NS31A-1946
Boundary interpretation of gravity gradient tensor data by enhanced directional total horizontal derivatives
Wednesday, 16 December 2015
Poster Hall (Moscone South)
Yuan Yuan, Second Institute of Oceanography State Oceanic Administration, HangZhou, China
Abstract:
Boundary identification is a requested task in the interpretation of potential-field data, which has been widely used as a tool in exploration technologies for mineral resources. The main geological edges are fault lines and the borders of geological or rock bodies of different density, magnetic nature, and so on. Gravity gradient tensor data have been widely used in geophysical exploration for its large amount of information and containing higher frequency signals than gravity data, which can be used to delineate small scale anomalies.
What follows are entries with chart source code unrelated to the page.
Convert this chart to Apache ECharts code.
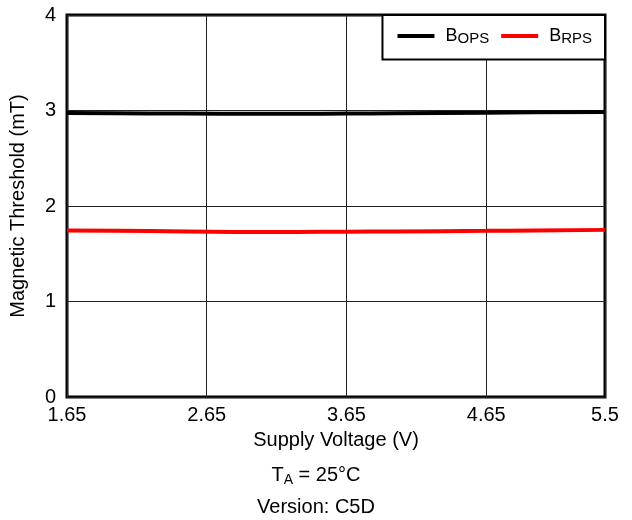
<!DOCTYPE html>
<html><head><meta charset="utf-8">
<script src="https://cdn.jsdelivr.net/npm/echarts@6/dist/echarts.min.js"></script>
<style>html,body{margin:0;padding:0;background:#fff}#c{width:632px;height:520px}</style>
</head><body><div id="c"></div>
<script>
const voltage = [1.65, 2.0, 2.5, 3.0, 3.3, 3.65, 4.0, 4.65, 5.0, 5.5];
const bops = [2.975, 2.972, 2.968, 2.966, 2.966, 2.968, 2.971, 2.977, 2.981, 2.985];
const brps = [1.743, 1.740, 1.734, 1.729, 1.729, 1.731, 1.734, 1.740, 1.744, 1.750];
const xTicks = [1.65, 2.65, 3.65, 4.65, 5.5];
const yTicks = [0, 1, 2, 3, 4];
const font = 'Liberation Sans, Arial, sans-serif';

const chart = echarts.init(document.getElementById('c'));
chart.setOption({
  animation: false,
  backgroundColor: '#fff',
  grid: {left: 67, right: 27, top: 15, bottom: 123, show: true, borderColor: '#000', borderWidth: 3},
  legend: {
    right: 27, top: 15,
    backgroundColor: '#fff', borderColor: '#000', borderWidth: 2,
    padding: [12, 13, 13, 15], itemGap: 12,
    itemWidth: 37, itemHeight: 4,
    icon: 'rect',
    data: ['BOPS', 'BRPS'],
    formatter: function (n) { return '{b|B}{s|' + n.slice(1) + '}'; },
    textStyle: {
      fontFamily: font, color: '#000',
      rich: {
        b: {fontSize: 18, fontFamily: font, color: '#000', padding: [0, 0, 0, 6]},
        s: {fontSize: 15, fontFamily: font, color: '#000', padding: [6, 0, 0, 0]}
      }
    }
  },
  xAxis: {
    type: 'value', min: 1.65, max: 5.5,
    name: 'Supply Voltage (V)', nameLocation: 'middle', nameGap: 33,
    nameTextStyle: {fontFamily: font, fontSize: 20, color: '#000'},
    axisLine: {show: false},
    axisTick: {show: false, customValues: xTicks},
    axisLabel: {customValues: xTicks, fontFamily: font, fontSize: 20, color: '#000', margin: 8,
      formatter: function (v) { return String(v); }},
    splitLine: {show: true, lineStyle: {color: '#222', width: 1}}
  },
  yAxis: {
    type: 'value', min: 0, max: 4, interval: 1,
    name: 'Magnetic Threshold (mT)', nameLocation: 'middle', nameGap: 39,
    nameTextStyle: {fontFamily: font, fontSize: 20, color: '#000'},
    axisLine: {show: false}, axisTick: {show: false},
    axisLabel: {fontFamily: font, fontSize: 20, color: '#000', margin: 11},
    splitLine: {show: true, lineStyle: {color: '#222', width: 1}}
  },
  series: [
    {name: 'BOPS', type: 'line', smooth: true, showSymbol: false,
     data: voltage.map((v, i) => [v, bops[i]]),
     lineStyle: {color: '#000', width: 4}, itemStyle: {color: '#000'}},
    {name: 'BRPS', type: 'line', smooth: true, showSymbol: false,
     data: voltage.map((v, i) => [v, brps[i]]),
     lineStyle: {color: '#ff0000', width: 4}, itemStyle: {color: '#ff0000'}}
  ],
  graphic: [
    {type: 'text', left: 'center', top: 465,
     style: {text: '{t|T}{s|A}{t| = 25°C}', fill: '#000',
       rich: {t: {fontFamily: font, fontSize: 20, fill: '#000'},
              s: {fontFamily: font, fontSize: 14, fill: '#000', padding: [10, 0, 0, 0]}}}},
    {type: 'text', left: 'center', top: 497,
     style: {text: 'Version: C5D', fontFamily: font, fontSize: 20, fill: '#000'}}
  ]
});
</script></body></html>
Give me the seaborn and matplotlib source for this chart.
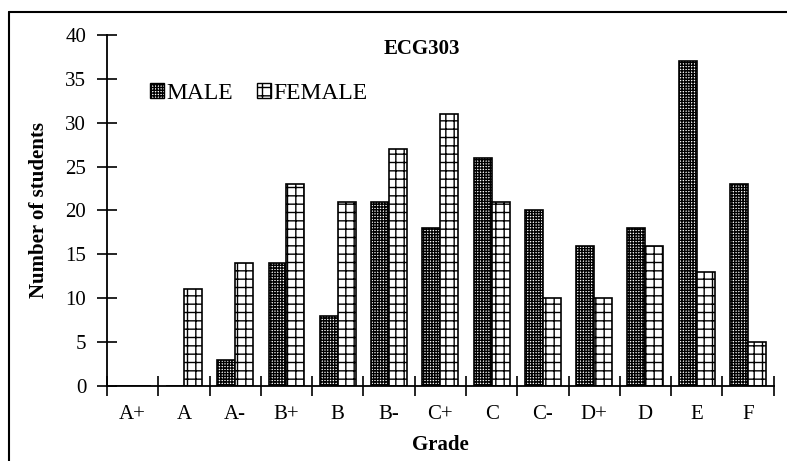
import matplotlib
matplotlib.use("Agg")
import matplotlib.pyplot as plt
import numpy as np
import pandas as pd
import seaborn as sns
from matplotlib.lines import Line2D
from matplotlib.patches import Patch

grades = ["A+", "A", "A-", "B+", "B", "B-", "C+", "C", "C-", "D+", "D", "E", "F"]
male = [0, 0, 3, 14, 8, 21, 18, 26, 20, 16, 18, 37, 23]
female = [0, 11, 14, 23, 21, 27, 31, 21, 10, 10, 16, 13, 5]
series = ["MALE", "FEMALE"]
hatches = ["++++++", "++"]

df = pd.DataFrame({
    "Grade": grades * 2,
    "count": male + female,
    "sex": ["MALE"] * len(grades) + ["FEMALE"] * len(grades),
})

sns.set_style("white")
plt.rcParams["font.family"] = ["Liberation Serif", "DejaVu Serif"]
plt.rcParams["hatch.linewidth"] = 1.0
for k in ["text.color", "axes.labelcolor", "xtick.color", "ytick.color", "axes.edgecolor"]:
    plt.rcParams[k] = "black"

fig = plt.figure(figsize=(7.87, 4.61), dpi=100)
ax = fig.add_axes([0.136, 0.163, 0.847, 0.761])

sns.barplot(data=df, x="Grade", y="count", hue="sex", order=grades,
            hue_order=series, width=0.7, palette=["white", "white"],
            edgecolor="black", linewidth=1.2, ax=ax, legend=False)

# hatches: dense grid for male, open grid for female
for cont, h in zip(ax.containers, hatches):
    for p in cont:
        p.set_hatch(h)
        p.set_edgecolor("black")

ax.set_xlim(-0.5, len(grades) - 0.5)
ax.set_ylim(0, 40)
ax.set_yticks(np.arange(0, 41, 5))
ax.set_xticks(np.arange(-0.5, len(grades), 1.0), minor=True)
ax.tick_params(axis="x", which="major", length=0, labelsize=15, pad=14)
ax.tick_params(axis="x", which="minor", length=14, width=1.2, direction="inout")
ax.tick_params(axis="y", length=14, width=1.2, direction="inout", labelsize=15, pad=8)
ax.tick_params(left=True, bottom=True, which="both")

for s in ["top", "right"]:
    ax.spines[s].set_visible(False)
for s in ["left", "bottom"]:
    ax.spines[s].set_linewidth(1.3)

ax.set_xlabel("Grade", fontsize=15, fontweight="bold", labelpad=8)
ax.set_ylabel("Number of students", fontsize=15, fontweight="bold", labelpad=12)
ax.text(0.472, 0.99, "ECG303", transform=ax.transAxes, ha="center", va="top",
        fontsize=15, fontweight="bold")

handles = [Patch(facecolor="white", edgecolor="black", hatch=h, label=s)
           for s, h in zip(series, hatches)]
ax.legend(handles=handles, loc="upper left", bbox_to_anchor=(0.05, 0.89), ncol=2,
          frameon=False, fontsize=17, handlelength=0.6, handleheight=0.6,
          handletextpad=0.1, columnspacing=1.0, borderaxespad=0)

# figure border (top and left visible in the original)
fig.add_artist(Line2D([9 / 787, 1.0], [1 - 12 / 461, 1 - 12 / 461], transform=fig.transFigure,
                      color="black", linewidth=1.5))
fig.add_artist(Line2D([9 / 787, 9 / 787], [0, 1 - 12 / 461], transform=fig.transFigure,
                      color="black", linewidth=1.5))

fig.savefig("out.png", dpi=100)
Therefore, combining multiple components of gradient tensor data to interpret gravity gradient tensor data is a challenge. This needs to develop new edge detector to process the gravity gradient tensor data. In order to make use of multiple components information, we first define directional total horizontal derivatives and enhanced directional total horizontal derivatives and use them to define new edge detectors. In order to display the edges of different amplitudes anomalies simultaneously, we present a normalization method. These methods have been tested on synthetic data to verify that the new methods can delineate the edges of different amplitude anomalies clearly and avoid bringing additional false edges when anomalies contain both positive and negative anomalies. Finally, we apply these methods to real full gravity gradient tensor data in St. Georges Bay, Canada, which get well results.